Repeat the material exactly from its first line to the line that includes "const y = d3.scaleLinear().domain([0, 28]).range([336, 9]);". Skip pictures.

** START OF Provided data **

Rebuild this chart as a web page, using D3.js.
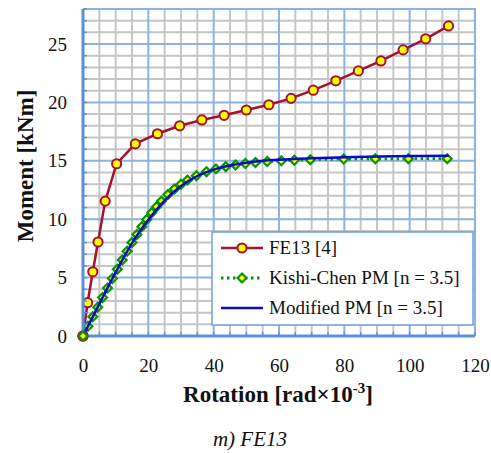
<!DOCTYPE html>
<html>
<head>
<meta charset="utf-8">
<script src="https://cdn.jsdelivr.net/npm/d3@7"></script>
<style>
	body { margin: 0; background: #fff; }
	svg { display: block; }
</style>
</head>
<body>
<svg id="chart" width="491" height="453"></svg>
<script>
// tick labels
const xTicks = [0, 20, 40, 60, 80, 100, 120];
const yTicks = [0, 5, 10, 15, 20, 25];

// FE13 [4]
const fe13Rot = [0, 1.4, 3.0, 4.6, 6.8, 10.3, 16.0, 22.8, 29.6, 36.4, 43.2, 50.0, 56.9, 63.7, 70.5, 77.4, 84.3, 91.2, 98.0, 104.9, 111.9];
const fe13Mom = [0, 2.85, 5.5, 8.05, 11.55, 14.75, 16.45, 17.32, 18.0, 18.5, 18.9, 19.35, 19.8, 20.35, 21.05, 21.85, 22.7, 23.55, 24.5, 25.45, 26.55];

// Kishi-Chen PM [n = 3.5]
const kcRot = [0, 1.5, 3, 4.5, 6, 7.5, 9, 10.5, 12, 13.5, 15, 16.5, 18, 19.5, 21, 22.5, 24, 26, 28, 30, 32, 34.7, 37.8, 40.7, 43.7, 46.7, 49.7, 52.8, 56.4, 60.7, 64.7, 69.6, 79.8, 89.5, 99.6, 111.5];
const kcMom = [0, 0.83, 1.65, 2.47, 3.3, 4.11, 4.92, 5.72, 6.5, 7.26, 8.0, 8.7, 9.36, 9.98, 10.55, 11.07, 11.55, 12.11, 12.59, 13.0, 13.35, 13.73, 14.07, 14.31, 14.5, 14.65, 14.77, 14.86, 14.94, 15.0, 15.05, 15.1, 15.15, 15.17, 15.18, 15.18];

// Modified PM [n = 3.5]
const mpmRot = [0, 2, 5, 10, 15, 20, 25, 30, 35, 40, 45, 50, 55, 60, 70, 80, 90, 100, 112];
const mpmMom = [0, 1.1, 2.75, 5.45, 7.95, 9.95, 11.6, 12.85, 13.7, 14.25, 14.6, 14.84, 15.0, 15.1, 15.22, 15.3, 15.36, 15.41, 15.44];

const seriesNames = ["FE13 [4]", "Kishi-Chen PM [n = 3.5]", "Modified PM [n = 3.5]"];

const RED = "#a5112e", GREEN = "#07930c", BLUE = "#0a0acc", YEL = "#ffff00";
const MINOR = "#c6c6c6", MAJOR = "#8db3e2", AXIS = "#5b8fd6";
const FONT = "'Liberation Serif', 'Times New Roman', serif";

const svg = d3.select("#chart");

const x = d3.scaleLinear().domain([0, 120]).range([83, 475]);
const y = d3.scaleLinear().domain([0, 28]).range([336, 9]);

//--------------------------------------------------------------------------
// grid
const grid = svg.append("g");
grid.selectAll(".gx")
	.data(d3.range(5, 120, 5).filter(d => d % 20 !== 0))
	.enter().append("line")
	.attr("x1", d => x(d)).attr("x2", d => x(d))
	.attr("y1", y(0)).attr("y2", y(28))
	.attr("stroke", MINOR).attr("stroke-width", 2);
grid.selectAll(".gy")
	.data(d3.range(1, 28, 1).filter(d => d % 5 !== 0))
	.enter().append("line")
	.attr("y1", d => y(d)).attr("y2", d => y(d))
	.attr("x1", x(0)).attr("x2", x(120))
	.attr("stroke", MINOR).attr("stroke-width", 2);
grid.selectAll(".gym")
	.data(yTicks.slice(1))
	.enter().append("line")
	.attr("y1", d => y(d)).attr("y2", d => y(d))
	.attr("x1", x(0)).attr("x2", x(120))
	.attr("stroke", MAJOR).attr("stroke-width", 2);
grid.selectAll(".gxm")
	.data(xTicks.slice(1, -1))
	.enter().append("line")
	.attr("x1", d => x(d)).attr("x2", d => x(d))
	.attr("y1", y(0)).attr("y2", y(28))
	.attr("stroke", MAJOR).attr("stroke-width", 2);

// top / right border
svg.append("path")
	.attr("d", "M" + x(0) + "," + y(28) + "H" + x(120) + "V" + y(0))
	.attr("fill", "none").attr("stroke", MAJOR).attr("stroke-width", 2);

//--------------------------------------------------------------------------
// series
const lineGen = d3.line().x(d => x(d[0])).y(d => y(d[1]));
const fe13 = d3.zip(fe13Rot, fe13Mom);
const kc = d3.zip(kcRot, kcMom);
const mpm = d3.zip(mpmRot, mpmMom);

svg.append("path").datum(fe13)
	.attr("d", lineGen)
	.attr("fill", "none").attr("stroke", RED).attr("stroke-width", 2.5);
svg.selectAll(".fe13-pt")
	.data(fe13).enter().append("circle")
	.attr("cx", d => x(d[0])).attr("cy", d => y(d[1]))
	.attr("r", 4.6)
	.attr("fill", YEL).attr("stroke", RED).attr("stroke-width", 2);

const diamond = d3.symbol().type(d3.symbolDiamond2).size(50);
svg.append("path").datum(kc)
	.attr("d", lineGen)
	.attr("fill", "none").attr("stroke", GREEN).attr("stroke-width", 2.8)
	.attr("stroke-dasharray", "2.5,3.5");
svg.selectAll(".kc-pt")
	.data(kc).enter().append("path")
	.attr("d", diamond)
	.attr("transform", d => "translate(" + x(d[0]) + "," + y(d[1]) + ")")
	.attr("fill", YEL).attr("stroke", GREEN).attr("stroke-width", 2.2);

svg.append("path").datum(mpm)
	.attr("d", lineGen.curve(d3.curveMonotoneX))
	.attr("fill", "none").attr("stroke", BLUE).attr("stroke-width", 2.5);

//--------------------------------------------------------------------------
// legend
const lg = svg.append("g").attr("transform", "translate(212,232)");
lg.append("rect")
	.attr("width", 261).attr("height", 93)
	.attr("fill", "#fff").attr("stroke", "#6f9edb").attr("stroke-width", 1.5);
const rows = lg.selectAll(".lg-row")
	.data(seriesNames).enter().append("g")
	.attr("transform", (d, i) => "translate(0," + (16 + i * 30) + ")");
rows.append("line")
	.attr("x1", 9).attr("x2", 51)
	.attr("stroke", (d, i) => [RED, GREEN, BLUE][i])
	.attr("stroke-width", (d, i) => i === 1 ? 2.8 : 2.5)
	.attr("stroke-dasharray", (d, i) => i === 1 ? "2.5,3.5" : null);
rows.filter((d, i) => i === 0).append("circle")
	.attr("cx", 30).attr("r", 4.6)
	.attr("fill", YEL).attr("stroke", RED).attr("stroke-width", 2);
rows.filter((d, i) => i === 1).append("path")
	.attr("d", diamond).attr("transform", "translate(30,0)")
	.attr("fill", YEL).attr("stroke", GREEN).attr("stroke-width", 2.2);
rows.append("text")
	.attr("x", 57).attr("dy", "0.34em")
	.attr("font-family", FONT).attr("font-size", 19)
	.attr("fill", "#111")
	.text(d => d);

//--------------------------------------------------------------------------
// axes
const xAxis = svg.append("g")
	.attr("transform", "translate(0," + y(0) + ")")
	.call(d3.axisBottom(x).tickValues(xTicks).tickSize(0).tickPadding(23));
const yAxis = svg.append("g")
	.attr("transform", "translate(" + x(0) + ",0)")
	.call(d3.axisLeft(y).tickValues(yTicks).tickSize(0).tickPadding(16));
[xAxis, yAxis].forEach(function(a) {
	a.select(".domain").remove();
	a.selectAll("text")
		.attr("font-family", FONT).attr("font-size", 19).attr("fill", "#111");
});

// inner tick marks
svg.selectAll(".xt")
	.data(d3.range(5, 125, 5)).enter().append("line")
	.attr("x1", d => x(d)).attr("x2", d => x(d))
	.attr("y1", y(0)).attr("y2", y(0) - 4)
	.attr("stroke", AXIS).attr("stroke-width", 1.4);
svg.selectAll(".yt")
	.data(d3.range(1, 29, 1)).enter().append("line")
	.attr("y1", d => y(d)).attr("y2", d => y(d))
	.attr("x1", x(0)).attr("x2", x(0) + 4)
	.attr("stroke", AXIS).attr("stroke-width", 1.4);

svg.append("path")
	.attr("d", "M" + x(0) + "," + y(28) + "V" + y(0) + "H" + x(120))
	.attr("fill", "none").attr("stroke", AXIS).attr("stroke-width", 3);

// origin markers sit on top of the axis
svg.append("circle")
	.attr("cx", x(0)).attr("cy", y(0)).attr("r", 4.6)
	.attr("fill", YEL).attr("stroke", RED).attr("stroke-width", 2);
svg.append("path")
	.attr("d", diamond).attr("transform", "translate(" + x(0) + "," + y(0) + ")")
	.attr("fill", YEL).attr("stroke", GREEN).attr("stroke-width", 2.2);

//--------------------------------------------------------------------------
// titles
const xt = svg.append("text")
	.attr("x", 278).attr("y", 402)
	.attr("text-anchor", "middle")
	.attr("font-family", FONT).attr("font-size", 23).attr("font-weight", "bold")
	.attr("fill", "#111");
xt.append("tspan").text("Rotation [rad×10");
xt.append("tspan").attr("font-size", 15).attr("dy", -9).text("-3");
xt.append("tspan").attr("dy", 9).text("]");

svg.append("text")
	.attr("transform", "translate(33,166) rotate(-90)")
	.attr("text-anchor", "middle")
	.attr("font-family", FONT).attr("font-size", 23).attr("font-weight", "bold")
	.attr("fill", "#111")
	.text("Moment [kNm]");

svg.append("text")
	.attr("x", 250).attr("y", 446)
	.attr("text-anchor", "middle")
	.attr("font-family", FONT).attr("font-size", 21).attr("font-style", "italic")
	.attr("fill", "#111")
	.text("m) FE13");
</script>
</body>
</html>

** END OF Provided data **

Task output:
Rebuild this chart as a web page, using D3.js.
<!DOCTYPE html>
<html>
<head>
<meta charset="utf-8">
<script src="https://cdn.jsdelivr.net/npm/d3@7"></script>
<style>
	body { margin: 0; background: #fff; }
	svg { display: block; }
</style>
</head>
<body>
<svg id="chart" width="491" height="453"></svg>
<script>
// tick labels
const xTicks = [0, 20, 40, 60, 80, 100, 120];
const yTicks = [0, 5, 10, 15, 20, 25];

// FE13 [4]
const fe13Rot = [0, 1.4, 3.0, 4.6, 6.8, 10.3, 16.0, 22.8, 29.6, 36.4, 43.2, 50.0, 56.9, 63.7, 70.5, 77.4, 84.3, 91.2, 98.0, 104.9, 111.9];
const fe13Mom = [0, 2.85, 5.5, 8.05, 11.55, 14.75, 16.45, 17.32, 18.0, 18.5, 18.9, 19.35, 19.8, 20.35, 21.05, 21.85, 22.7, 23.55, 24.5, 25.45, 26.55];

// Kishi-Chen PM [n = 3.5]
const kcRot = [0, 1.5, 3, 4.5, 6, 7.5, 9, 10.5, 12, 13.5, 15, 16.5, 18, 19.5, 21, 22.5, 24, 26, 28, 30, 32, 34.7, 37.8, 40.7, 43.7, 46.7, 49.7, 52.8, 56.4, 60.7, 64.7, 69.6, 79.8, 89.5, 99.6, 111.5];
const kcMom = [0, 0.83, 1.65, 2.47, 3.3, 4.11, 4.92, 5.72, 6.5, 7.26, 8.0, 8.7, 9.36, 9.98, 10.55, 11.07, 11.55, 12.11, 12.59, 13.0, 13.35, 13.73, 14.07, 14.31, 14.5, 14.65, 14.77, 14.86, 14.94, 15.0, 15.05, 15.1, 15.15, 15.17, 15.18, 15.18];

// Modified PM [n = 3.5]
const mpmRot = [0, 2, 5, 10, 15, 20, 25, 30, 35, 40, 45, 50, 55, 60, 70, 80, 90, 100, 112];
const mpmMom = [0, 1.1, 2.75, 5.45, 7.95, 9.95, 11.6, 12.85, 13.7, 14.25, 14.6, 14.84, 15.0, 15.1, 15.22, 15.3, 15.36, 15.41, 15.44];

const seriesNames = ["FE13 [4]", "Kishi-Chen PM [n = 3.5]", "Modified PM [n = 3.5]"];

const RED = "#a5112e", GREEN = "#07930c", BLUE = "#0a0acc", YEL = "#ffff00";
const MINOR = "#c6c6c6", MAJOR = "#8db3e2", AXIS = "#5b8fd6";
const FONT = "'Liberation Serif', 'Times New Roman', serif";

const svg = d3.select("#chart");

const x = d3.scaleLinear().domain([0, 120]).range([83, 475]);
const y = d3.scaleLinear().domain([0, 28]).range([336, 9]);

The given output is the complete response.